Pour résumer rapidement ce livre, s'il est possible de résumer un texte qui ne contient pas une ligne superflue,
René Guénon insiste surtout sur l'importance de faire la distinction entre :
- La connaissance initiatique et la culture profane.
- La voie initiatique et la voie mystique.
- La coutume (elle descend vers l'humain) et la tradition (elle s'élève au-dessus de l'humain).
Et de comprendre les différents niveaux ou aspects d'un même processus :
- L'exotérisme et l'ésotérisme sont les deux aspects d'un même processus, l'un extériorisé, l'autre intériorisé.
- L'initiation virtuelle et l'initiation effective, la première survenant obligatoirement avant la seconde.
- le salut et la Délivrance, le premier étant de l'ordre individuel, le second de l'ordre transcendant.
René Guénon nous explique également que la réalisation spirituelle n'a rien d'exclusif et qu'elle ne peut se produire de manière complète qu'à condition de ne pas négliger les forces contenues dans notre état corporel.

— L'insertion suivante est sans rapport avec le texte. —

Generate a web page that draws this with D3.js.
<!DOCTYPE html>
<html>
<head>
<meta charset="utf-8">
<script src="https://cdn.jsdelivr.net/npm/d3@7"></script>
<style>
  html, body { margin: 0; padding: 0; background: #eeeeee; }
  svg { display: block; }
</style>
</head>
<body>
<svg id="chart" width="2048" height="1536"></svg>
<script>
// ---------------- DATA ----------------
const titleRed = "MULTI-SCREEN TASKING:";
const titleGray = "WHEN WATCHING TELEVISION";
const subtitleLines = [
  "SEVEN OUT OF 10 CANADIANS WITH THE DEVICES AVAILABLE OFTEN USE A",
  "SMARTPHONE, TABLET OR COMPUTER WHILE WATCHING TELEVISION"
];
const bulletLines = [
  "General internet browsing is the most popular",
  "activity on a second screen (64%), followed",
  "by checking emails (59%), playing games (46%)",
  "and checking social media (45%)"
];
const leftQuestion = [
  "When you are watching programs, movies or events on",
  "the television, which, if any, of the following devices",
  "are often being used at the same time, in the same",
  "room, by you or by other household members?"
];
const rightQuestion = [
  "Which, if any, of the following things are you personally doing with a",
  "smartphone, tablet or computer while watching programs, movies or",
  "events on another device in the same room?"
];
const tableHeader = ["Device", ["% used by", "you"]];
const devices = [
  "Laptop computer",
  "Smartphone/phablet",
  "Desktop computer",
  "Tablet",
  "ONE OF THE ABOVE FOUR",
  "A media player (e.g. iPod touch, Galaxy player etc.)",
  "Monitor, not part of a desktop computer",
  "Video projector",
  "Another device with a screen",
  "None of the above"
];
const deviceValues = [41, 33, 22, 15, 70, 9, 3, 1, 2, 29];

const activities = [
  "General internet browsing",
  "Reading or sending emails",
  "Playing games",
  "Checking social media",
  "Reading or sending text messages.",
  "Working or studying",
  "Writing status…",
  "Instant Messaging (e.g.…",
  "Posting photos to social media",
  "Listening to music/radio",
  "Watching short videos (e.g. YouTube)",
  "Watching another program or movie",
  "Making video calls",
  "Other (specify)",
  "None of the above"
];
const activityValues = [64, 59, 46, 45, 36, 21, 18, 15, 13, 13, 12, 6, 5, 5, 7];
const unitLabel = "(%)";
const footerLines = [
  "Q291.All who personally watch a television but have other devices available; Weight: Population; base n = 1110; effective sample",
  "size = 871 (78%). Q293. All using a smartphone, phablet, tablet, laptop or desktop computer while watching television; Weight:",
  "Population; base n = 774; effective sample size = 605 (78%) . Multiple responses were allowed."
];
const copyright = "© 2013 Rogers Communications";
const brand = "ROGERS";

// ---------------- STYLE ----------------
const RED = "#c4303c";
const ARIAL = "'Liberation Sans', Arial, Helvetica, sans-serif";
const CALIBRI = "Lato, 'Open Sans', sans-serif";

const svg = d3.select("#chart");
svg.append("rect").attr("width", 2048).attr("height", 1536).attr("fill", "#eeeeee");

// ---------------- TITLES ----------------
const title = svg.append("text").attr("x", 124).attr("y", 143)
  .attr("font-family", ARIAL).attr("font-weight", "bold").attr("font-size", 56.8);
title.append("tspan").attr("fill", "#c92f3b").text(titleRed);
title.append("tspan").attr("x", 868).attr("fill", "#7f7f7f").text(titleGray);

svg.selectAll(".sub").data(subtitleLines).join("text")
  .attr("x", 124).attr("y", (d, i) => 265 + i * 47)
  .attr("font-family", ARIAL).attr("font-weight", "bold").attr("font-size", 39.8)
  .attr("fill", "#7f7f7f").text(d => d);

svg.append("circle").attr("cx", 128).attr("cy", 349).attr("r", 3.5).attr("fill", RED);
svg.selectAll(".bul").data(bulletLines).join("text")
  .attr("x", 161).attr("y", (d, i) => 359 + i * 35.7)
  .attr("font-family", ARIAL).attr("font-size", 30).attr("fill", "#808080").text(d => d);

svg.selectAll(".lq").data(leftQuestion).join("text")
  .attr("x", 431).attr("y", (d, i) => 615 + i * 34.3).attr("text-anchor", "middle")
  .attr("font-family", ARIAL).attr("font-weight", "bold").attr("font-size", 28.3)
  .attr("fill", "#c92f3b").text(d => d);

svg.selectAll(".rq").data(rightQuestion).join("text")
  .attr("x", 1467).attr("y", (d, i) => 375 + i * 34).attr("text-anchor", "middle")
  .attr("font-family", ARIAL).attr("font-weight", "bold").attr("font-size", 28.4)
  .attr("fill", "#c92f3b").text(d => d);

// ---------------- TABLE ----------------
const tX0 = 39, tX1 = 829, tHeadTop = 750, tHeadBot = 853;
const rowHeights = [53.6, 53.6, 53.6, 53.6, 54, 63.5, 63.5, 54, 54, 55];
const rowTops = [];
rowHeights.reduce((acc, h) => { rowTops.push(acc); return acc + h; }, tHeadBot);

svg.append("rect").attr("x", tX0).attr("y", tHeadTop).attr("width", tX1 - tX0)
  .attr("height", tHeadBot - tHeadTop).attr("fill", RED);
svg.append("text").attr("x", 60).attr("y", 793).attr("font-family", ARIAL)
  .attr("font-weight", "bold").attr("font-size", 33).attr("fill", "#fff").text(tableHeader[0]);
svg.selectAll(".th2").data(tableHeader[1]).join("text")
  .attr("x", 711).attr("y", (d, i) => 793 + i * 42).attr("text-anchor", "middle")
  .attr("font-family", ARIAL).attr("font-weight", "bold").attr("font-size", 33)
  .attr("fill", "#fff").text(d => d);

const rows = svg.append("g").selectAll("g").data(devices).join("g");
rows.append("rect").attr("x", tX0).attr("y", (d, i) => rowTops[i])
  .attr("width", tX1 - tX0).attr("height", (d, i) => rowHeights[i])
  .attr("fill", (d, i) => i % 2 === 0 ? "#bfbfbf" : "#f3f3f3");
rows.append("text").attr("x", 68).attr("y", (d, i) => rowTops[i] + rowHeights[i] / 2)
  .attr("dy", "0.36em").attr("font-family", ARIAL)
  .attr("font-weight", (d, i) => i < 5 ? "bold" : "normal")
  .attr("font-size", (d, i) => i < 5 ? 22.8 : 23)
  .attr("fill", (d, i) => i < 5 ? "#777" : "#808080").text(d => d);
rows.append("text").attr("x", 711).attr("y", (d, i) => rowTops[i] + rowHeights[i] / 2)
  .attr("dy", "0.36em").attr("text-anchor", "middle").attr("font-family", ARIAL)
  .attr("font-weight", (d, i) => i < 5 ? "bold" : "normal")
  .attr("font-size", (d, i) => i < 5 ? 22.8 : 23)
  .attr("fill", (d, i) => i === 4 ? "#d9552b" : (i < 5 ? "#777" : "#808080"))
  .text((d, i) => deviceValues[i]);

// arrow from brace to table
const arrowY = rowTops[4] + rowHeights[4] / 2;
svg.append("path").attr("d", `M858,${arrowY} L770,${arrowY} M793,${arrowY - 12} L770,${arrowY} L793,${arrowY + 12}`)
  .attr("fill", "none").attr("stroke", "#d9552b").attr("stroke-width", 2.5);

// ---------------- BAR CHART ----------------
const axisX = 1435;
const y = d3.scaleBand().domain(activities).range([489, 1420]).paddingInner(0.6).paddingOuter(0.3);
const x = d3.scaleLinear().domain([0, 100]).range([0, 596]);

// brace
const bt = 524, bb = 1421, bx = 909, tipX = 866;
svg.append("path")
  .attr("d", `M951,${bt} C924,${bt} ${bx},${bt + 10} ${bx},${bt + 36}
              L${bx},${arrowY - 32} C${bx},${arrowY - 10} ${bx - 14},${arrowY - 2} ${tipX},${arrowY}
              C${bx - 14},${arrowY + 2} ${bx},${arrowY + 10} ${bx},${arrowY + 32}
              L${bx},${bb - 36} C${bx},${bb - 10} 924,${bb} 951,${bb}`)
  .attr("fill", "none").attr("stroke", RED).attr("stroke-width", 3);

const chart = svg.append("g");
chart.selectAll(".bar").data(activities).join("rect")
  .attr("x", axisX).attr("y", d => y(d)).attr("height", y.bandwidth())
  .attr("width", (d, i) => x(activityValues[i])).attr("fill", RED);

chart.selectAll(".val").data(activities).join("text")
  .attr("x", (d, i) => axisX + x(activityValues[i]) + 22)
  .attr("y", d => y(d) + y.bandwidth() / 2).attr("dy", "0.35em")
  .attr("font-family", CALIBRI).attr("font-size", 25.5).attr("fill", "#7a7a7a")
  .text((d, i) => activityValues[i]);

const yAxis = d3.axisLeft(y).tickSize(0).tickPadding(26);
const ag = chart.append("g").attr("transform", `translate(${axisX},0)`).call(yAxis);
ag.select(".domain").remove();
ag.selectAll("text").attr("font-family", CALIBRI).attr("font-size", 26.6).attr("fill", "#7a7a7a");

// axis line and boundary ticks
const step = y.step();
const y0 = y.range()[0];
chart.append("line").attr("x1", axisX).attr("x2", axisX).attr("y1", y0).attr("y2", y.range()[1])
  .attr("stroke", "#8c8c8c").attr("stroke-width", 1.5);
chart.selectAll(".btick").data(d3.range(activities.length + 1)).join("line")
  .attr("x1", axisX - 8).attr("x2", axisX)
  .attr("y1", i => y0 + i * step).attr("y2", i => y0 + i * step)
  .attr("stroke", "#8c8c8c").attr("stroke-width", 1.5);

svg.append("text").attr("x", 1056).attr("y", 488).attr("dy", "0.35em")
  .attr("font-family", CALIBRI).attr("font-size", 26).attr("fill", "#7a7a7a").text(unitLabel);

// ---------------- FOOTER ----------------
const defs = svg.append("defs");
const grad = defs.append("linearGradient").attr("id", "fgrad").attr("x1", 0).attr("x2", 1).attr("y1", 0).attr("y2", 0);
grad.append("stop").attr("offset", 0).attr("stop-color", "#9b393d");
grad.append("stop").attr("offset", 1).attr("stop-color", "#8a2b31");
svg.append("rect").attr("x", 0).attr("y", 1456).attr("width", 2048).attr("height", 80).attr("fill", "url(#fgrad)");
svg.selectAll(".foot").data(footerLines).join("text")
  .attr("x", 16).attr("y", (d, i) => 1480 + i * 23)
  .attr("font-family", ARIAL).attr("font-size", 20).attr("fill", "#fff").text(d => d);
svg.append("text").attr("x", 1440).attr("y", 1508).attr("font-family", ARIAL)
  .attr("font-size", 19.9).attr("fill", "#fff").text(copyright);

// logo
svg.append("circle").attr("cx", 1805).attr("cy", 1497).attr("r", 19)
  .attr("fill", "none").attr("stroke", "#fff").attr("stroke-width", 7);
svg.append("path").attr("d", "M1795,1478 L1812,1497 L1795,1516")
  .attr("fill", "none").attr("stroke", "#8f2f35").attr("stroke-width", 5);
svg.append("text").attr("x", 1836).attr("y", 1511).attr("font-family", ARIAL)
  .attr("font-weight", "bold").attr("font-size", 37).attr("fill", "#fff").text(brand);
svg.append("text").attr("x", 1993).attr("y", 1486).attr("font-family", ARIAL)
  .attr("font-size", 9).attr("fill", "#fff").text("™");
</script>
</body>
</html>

Il paraît que la joie du monde profane, c'est de faire croire à ses petits sujets que la lecture d'un tel bouquin est un gâchis de temps incomparable. Ecoutez, on aurait quand même pu regarder un film à la place, ou se payer un coca à la terrasse d'un café, c'était quand même plus rentable. Alors, le bouquin de
René Guénon peut sembler, au choix : arriéré /belliqueux / élitiste. Et pourtant :
- Arriéré ? Pour le croire, il faudrait croire que l'histoire avance linéairement et avec un sens orienté. le temps proche peut nous en donner l'illusion. Mais avec
René Guénon, on ne se contente pas des derniers siècles, on remonte plus loin, vers des époques qui nous éclaircissent sur la nôtre, comme lorsqu'on parle à pépé et mémé pour mieux comprendre ce qui fait de notre vie ce qu'elle est devenue.
- Belliqueux ? Mais non… Selon
René Guénon, l'individu ne peut rien faire pour infléchir la marche du monde. Il peut essayer, mais ça ne vaudra pas grand-chose si ses actes ne correspondent pas à ce qui doit se passer. Que ceux qui croient au libre-arbitre absolu passent leur chemin, ils finiraient rageux.
René Guénon, en vertu de sa connaissance du système des castes, admet que chaque chose, même celle qui semble la plus inférieure ou néfaste, connaît sa nécessité supérieure. Ainsi en va-t-il de la marche du monde. On peut se battre pour le fun, si ça nous plaît, mais ça ne sert pas à grand-chose.
- Elitiste ? Plutôt instructif.
René Guénon nous fait profiter de sa connaissance pointue de l'islam et de l'hindouisme pour nous éclairer sur de nombreuses notions. Ses réflexions sont souvent de l'ordre de la religion comparée. Sa clarté ne peut pas nous tromper, mais elle peut écoeurer celui qui n'a pas l'estomac assez large.
René Guénon a sans doute écrit ce livre parce qu'il pensait faire partie de ces hommes rares qui, en période profane et matérialiste, se raccrochent encore à la tradition ésotérique. En alimentant ce vieux brasier presque mort, quelques autres hommes suivront à sa suite et traverseront en apnée les remous d'une époque bien ancrée dans sa rationalité de pacotille, joliment enrubannée, en attendant des lendemains plus spirituels.
Si on observe la conversion de
René Guénon à l'islam à l'aune de ce livre, on comprendra enfin très bien ce que signifie la réelle « fin de l'histoire » : l'être humain, dans son individualité profane, ne vaut pas grand-chose –et le degré de réalisation spirituel qu'il pourra atteindre ne dépend même pas de lui. Ni gloire, ni honte : c'est comme ça et le mieux, c'est encore de le savoir tout de suite.